L'entente du groupe est toujours au complet. C'est agréable de retrouver un groupe pour voyager différemment. Les premiers kilomètres de la journée sont faciles. Le vent soutenu nous pousse à notre destination finale. Mais aux abords de la capitale de l’Azerbaïdjan, le vent nous est moins favorable. Bakou s’avère être une ville à la circulation dense est bruyante. Nous nous frayons un chemin jusqu'à une auberge de jeunesse où nous avons réservé. Bonne ambiance et joli cadre malgré les bruits de la circulation. Nous nous offrons même un petit resto pour fêter le retour à la civilisation. Malheureusement pour moi, le choix dans le menu ne me sera pas bénéfique avec une belle intoxication alimentaire qui me clouera au lit pour les 36h suivantes.
Charlotte et Carlos nous quittent avec le bateau en partance pour le Kazakhstan. Nous devons pour notre part attendre le visa Ouzbek avant de pouvoir quitter le pays. Si l'ensemble de l’Azerbaïdjan paraît encore tout juste sorti de l'union Soviétique, Bakou transpire le luxe. Le pétrole semble disséminer ses billets verts à travers la ville. Le centre ville est resté globalement préservé mais tout autour poussent des bâtiment à l'architecture moderne.

Je n'en verrais cependant pas grand chose bien trop occuper à éditer une nouvelle vidéo qui présente mes occupations hors vélo :
Au matin du cinquième jour, les choses s’enchaînent un peu dans la précipitation. A 11h30 on nous prévient qu'un bateau s’apprête à partir d'Alat, à 70 kms au sud de Bakou.

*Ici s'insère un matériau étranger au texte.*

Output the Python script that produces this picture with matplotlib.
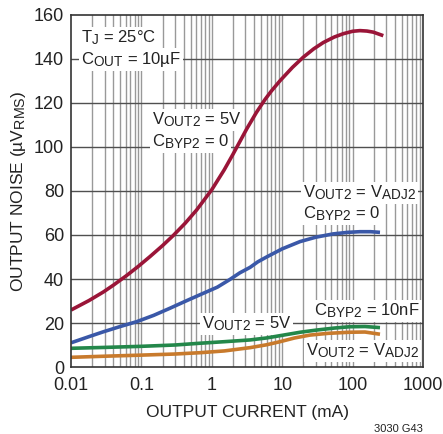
import matplotlib
matplotlib.use('Agg')
import matplotlib.pyplot as plt
import matplotlib._mathtext as mtext
import numpy as np

# bigger subscripts, closer to the datasheet lettering
mtext.SHRINK_FACTOR = 0.82

plt.rcParams['font.family'] = ['Liberation Sans', 'DejaVu Sans']
plt.rcParams['mathtext.fontset'] = 'custom'
plt.rcParams['mathtext.rm'] = 'Liberation Sans'
plt.rcParams['mathtext.it'] = 'Liberation Sans'

# values (current in mA, noise in uVrms)
i_red = [0.01, 0.018, 0.0288, 0.04, 0.0618, 0.09, 0.1325, 0.2, 0.284, 0.42, 0.61, 1.0, 1.5, 2.0,
         3.13, 4.3, 5.7, 7.0, 9.3, 14, 19.9, 28, 38.4, 55, 73.8, 100, 127, 160, 197, 273]
n_red = [25.9, 30.2, 34.1, 37.2, 41.6, 45.7, 50.2, 55.2, 59.8, 65.4, 71.4, 80.6, 89.6, 96.7,
         108.2, 115.7, 121.6, 125.4, 130.1, 136.2, 140.8, 144.6, 147.5, 150.0, 151.5, 152.6, 152.9, 152.7, 152.2, 150.6]

i_blue = [0.01, 0.018, 0.0288, 0.05, 0.0857, 0.15, 0.254, 0.45, 0.757, 1.2, 1.81, 2.5, 3.5, 4.5, 6.0,
          10, 17.9, 30, 53, 85, 127, 180, 245]
n_blue = [11.0, 13.8, 16.0, 18.4, 20.6, 23.5, 26.7, 30.3, 33.5, 36.3, 39.8, 42.8, 45.3, 47.8, 50.0,
          53.7, 57.0, 59.0, 60.5, 61.2, 61.5, 61.5, 61.2]

i_green = [0.01, 0.03, 0.1, 0.3, 0.68, 1.5, 3.5, 6, 10.4, 18, 31, 55, 91, 150, 245]
n_green = [8.5, 8.9, 9.4, 10.0, 10.8, 11.5, 12.3, 13.2, 14.5, 15.8, 16.8, 17.7, 18.3, 18.4, 17.9]

i_orange = [0.01, 0.03, 0.1, 0.3, 0.68, 1.5, 3.5, 6, 9.3, 15, 24.7, 45, 91, 150, 245]
n_orange = [4.4, 4.9, 5.4, 5.9, 6.5, 7.3, 8.8, 10.1, 11.5, 13.2, 14.5, 15.3, 15.8, 15.9, 14.9]

xticks = [0.01, 0.1, 1, 10, 100, 1000]
xtick_labels = ['0.01', '0.1', '1', '10', '100', '1000']
yticks = [0, 20, 40, 60, 80, 100, 120, 140, 160]

W, H = 443, 434
fig = plt.figure(figsize=(W/100, H/100), dpi=100)
ax = fig.add_axes([71/W, (H-367)/H, 352/W, 352/H])
ax.set_xscale('log')
ax.set_xlim(0.01, 1000)
ax.set_ylim(0, 160)

# grid
minor = [m*10.0**e for e in range(-2, 3) for m in range(2, 10)]
for x in minor + xticks[1:-1]:
    ax.axvline(x, color='#999999', lw=1.0, zorder=1)
for y in yticks[1:-1]:
    ax.axhline(y, color='#505050', lw=1.0, zorder=1)

kw = dict(lw=2.6, zorder=4, solid_capstyle='butt', solid_joinstyle='round')
ax.plot(i_red, n_red, color='#9a1538', **kw)
ax.plot(i_blue, n_blue, color='#3a58a8', **kw)
ax.plot(i_green, n_green, color='#23874a', **kw)
ax.plot(i_orange, n_orange, color='#c87a2c', **kw)

ax.set_xticks(xticks)
ax.set_xticklabels(xtick_labels)
ax.set_yticks(yticks)
ax.minorticks_off()
ax.tick_params(labelsize=13, length=0, colors='#222222')
ax.tick_params(axis='x', pad=7)
ax.tick_params(axis='y', pad=5)
for s in ax.spines.values():
    s.set_linewidth(1.2)
    s.set_color('#333333')
    s.set_zorder(5)

ax.set_xlabel('OUTPUT CURRENT (mA)', fontsize=12.5, labelpad=8, color='#222222')
ax.set_ylabel(r'OUTPUT NOISE (µV$_{\mathregular{RMS}}$)', fontsize=12.5, labelpad=4, color='#222222')

box = dict(facecolor='white', edgecolor='none', pad=1.5)
def lab(px, py, s):
    ax.text((px-71)/352, (367-py)/352, s, transform=ax.transAxes, fontsize=12,
            ha='left', va='center', bbox=box, zorder=3, color='#222222')

lab(81, 38, r'T$_{\mathregular{J}}$ = 25°C')
lab(81, 60, r'C$_{\mathregular{OUT}}$ = 10µF')
lab(152, 120, r'V$_{\mathregular{OUT2}}$ = 5V')
lab(152, 142, r'C$_{\mathregular{BYP2}}$ = 0')
lab(303, 193, r'V$_{\mathregular{OUT2}}$ = V$_{\mathregular{ADJ2}}$')
lab(303, 214, r'C$_{\mathregular{BYP2}}$ = 0')
lab(314, 311, r'C$_{\mathregular{BYP2}}$ = 10nF')
lab(202, 324, r'V$_{\mathregular{OUT2}}$ = 5V')
lab(306, 351, r'V$_{\mathregular{OUT2}}$ = V$_{\mathregular{ADJ2}}$')

fig.text(423/W, 1-429/H, '3030 G43', fontsize=8, ha='right', va='center', color='#222222')

fig.savefig('out.png', dpi=100)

Il faut savoir qu'aucun bateau de tourisme ne traversent la mer Caspienne. Ce sont des navires commerciaux à but de faire passer les camions, qui prennent des passagers. Il faut donc appeler le bureau tous les jours pour vérifier si un bateau est en partance pour le jour même. Généralement le soir, le notre est prévu dès le début d'après midi. Branle bas de combat. Charles se rend à l'office du port acheter nos billets, moi à la banque payer nos visas ouzbeks. J'y découvre que mon portefeuille a été copieusement allégé dans notre à l’arrêt à l'auberge. Des euros que je m'étais fait ramener en Géorgie ont mystérieusement disparus... Les aléas du voyage! J'espère que le pécule sera utilisé à bon escient par son nouveau propriétaire. De retour à l'auberge, il nous faut charger nos vélos dans un taxi. Nous arrivons à l'ambassade pour récupérer nos visas mais le consul est en pause déjeuner. Après plus d'une heure et demi d'attente nous voilà ressortis, visa en poche. Forcément le chauffeur trouve le moyen de devoir faire le plein et prendre à manger. Nous arrivons avec près trois heures de retard. Pas très inquiets cependant... Le temps de charger le bazar, il est courant que le bateau parte plusieurs heures après l'horaire indiqué. Le notre n'échappera pas à la règle, le temps de faire les formalités et nous voilà à bord vers 17h30, et finalement nous ne partirons pas avant 23h30.
Nous avons une cabine à disposition pour les trente heures de traversée prévues. Les commodités sont tout ce qui a de plus sommaires, occupés par les camionneurs turcs, ukrainien, kazakhs... Nous rencontrons deux motards, un français et une espagnole qui vont dans la même direction. Notre moment de pression s'estompe maintenant que nous sommes à bords et nous voilà bien heureux à bord de ce navire.

Mon état d'esprit oscille entre excitation et appréhension. Cette traversée représente un tournant assez décisif dans mon voyage. En effet elle me plongera directement en Asie centrale où m'attend le noyau dur de mon voyage. Des déserts arides, des montagnes himalayennes, des steppes à perte de vue. Des contrées pleines de difficultés, mais aussi pleines de promesses.